Public and Private Blockchains

Blockchain networks fall into two primary categories.

Public Blockchain

A public blockchain allows anyone to join the network and participate in transaction validation. Examples include Bitcoin and Ethereum.

Private Blockchain

Private blockchain networks restrict access to selected participants. Organizations use these systems for enterprise data management.

Both models support distributed ledgers but differ in access control.

Advantages of Blockchain Technology

Blockchain technology offers several benefits for digital systems.

Transparency

Transactions recorded on public blockchain networks remain visible to participants. This transparency helps build trust.

Data Integrity

Once recorded, transaction data remains unchanged due to the block structure and cryptographic hashing.

Reduced Intermediaries

Blockchain systems allow direct interaction between participants without requiring intermediaries.

Global Access

Users across different regions can participate in blockchain networks through internet connectivity.

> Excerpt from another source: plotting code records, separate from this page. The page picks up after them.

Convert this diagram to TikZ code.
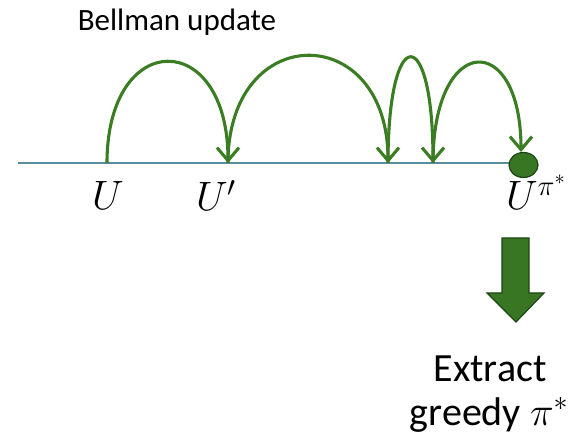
\documentclass[tikz,border=0pt]{standalone}
\usepackage{fix-cm}
\usepackage{fontspec}
\setmainfont{Carlito}
\usetikzlibrary{arrows.meta,shapes.geometric}
\definecolor{arcgreen}{RGB}{58,125,34}
\definecolor{axisblue}{RGB}{86,142,160}
\definecolor{dotgreen}{RGB}{56,118,36}
\definecolor{darkborder}{RGB}{30,70,20}
\tikzset{
  hop/.style={draw=arcgreen, line width=3.1pt, -{Straight Barb[length=13pt,width=22pt,line width=3.1pt]}},
  mlabel/.style={inner sep=0pt, font=\fontsize{41}{44}\selectfont},
  txt/.style={inner sep=0pt, font=\fontsize{40}{46}\selectfont, align=center},
}
\begin{document}
\begin{tikzpicture}[x=1pt,y=-1pt]
\useasboundingbox (0,0) rectangle (584,438);
% axis points
\coordinate (a0) at (18,163);
\coordinate (p0) at (107,163);
\coordinate (p1) at (228,163);
\coordinate (p2) at (388,163);
\coordinate (p3) at (433,163);
\coordinate (p4) at (521,152);
\draw[axisblue, line width=1.8pt] (a0) -- (510,163) coordinate (aend);
% hops
\draw[hop] (p0) .. controls (107,28) and (228,28) .. (p1);
\draw[hop] (p1) .. controls (228,20) and (388,20) .. (p2);
\draw[hop] (p2) .. controls (388,22) and (433,22) .. (p3);
\draw[hop] (p3) .. controls (433,32) and (521,30) .. (p4);
% end dot
\node (dot) [draw=darkborder, fill=dotgreen, line width=1.2pt, ellipse, minimum width=29pt, minimum height=25pt, inner sep=0pt] at (523.5,165) {};
% labels
\node (bell) [inner sep=0pt, font=\fontsize{31}{34}\selectfont, anchor=base] at (177,31) {Bellman update};
\node (lU) [mlabel, anchor=base] at (108,210) {$U$};
\node (lU1) [mlabel, anchor=base] at (216,211) {$U'$};
\node (lUs) [mlabel, anchor=base] at (536,210) {$U^{\scriptstyle\pi^*}$};
% big arrow
\draw[draw=darkborder, fill=dotgreen, line width=1.2pt] (502,238) -- (529,238) -- (529,293) -- (544,293) -- (516,322) -- (487,293) -- (502,293) -- cycle;
\node (ex) [txt, anchor=base] at (490,382) {Extract};
\node (gr) [txt, anchor=base] at (489,425) {greedy $\pi^{\scriptstyle *}$};
\end{tikzpicture}
\end{document}
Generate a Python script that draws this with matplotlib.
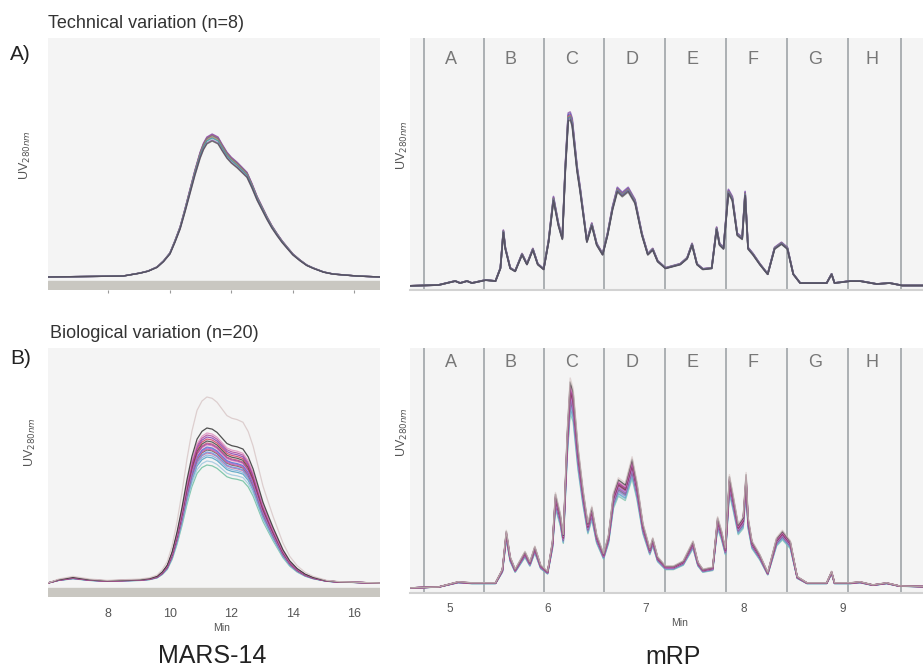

Challenges of Blockchain Technology

Despite its potential, blockchain technology faces several challenges.

Scalability

Large transaction volumes may create network congestion in some blockchain systems.

Energy Consumption

Proof of Work networks require computing power for mining operations.

Regulatory Uncertainty

Governments continue to develop policies related to blockchain and digital assets.

Adoption Barriers

Organizations require technical knowledge and infrastructure to implement blockchain solutions.

Addressing these challenges remains an ongoing process within the blockchain industry.

Blockchain and Future Development

Research continues to explore improvements in blockchain technology. Developers work on solutions that increase transaction capacity and reduce energy consumption.

Areas of development include:

layer-two scaling solutions

cross-chain communication systems

decentralized finance platforms

digital asset tokenization

Governments, companies, and research institutions continue to study blockchain as part of digital infrastructure development.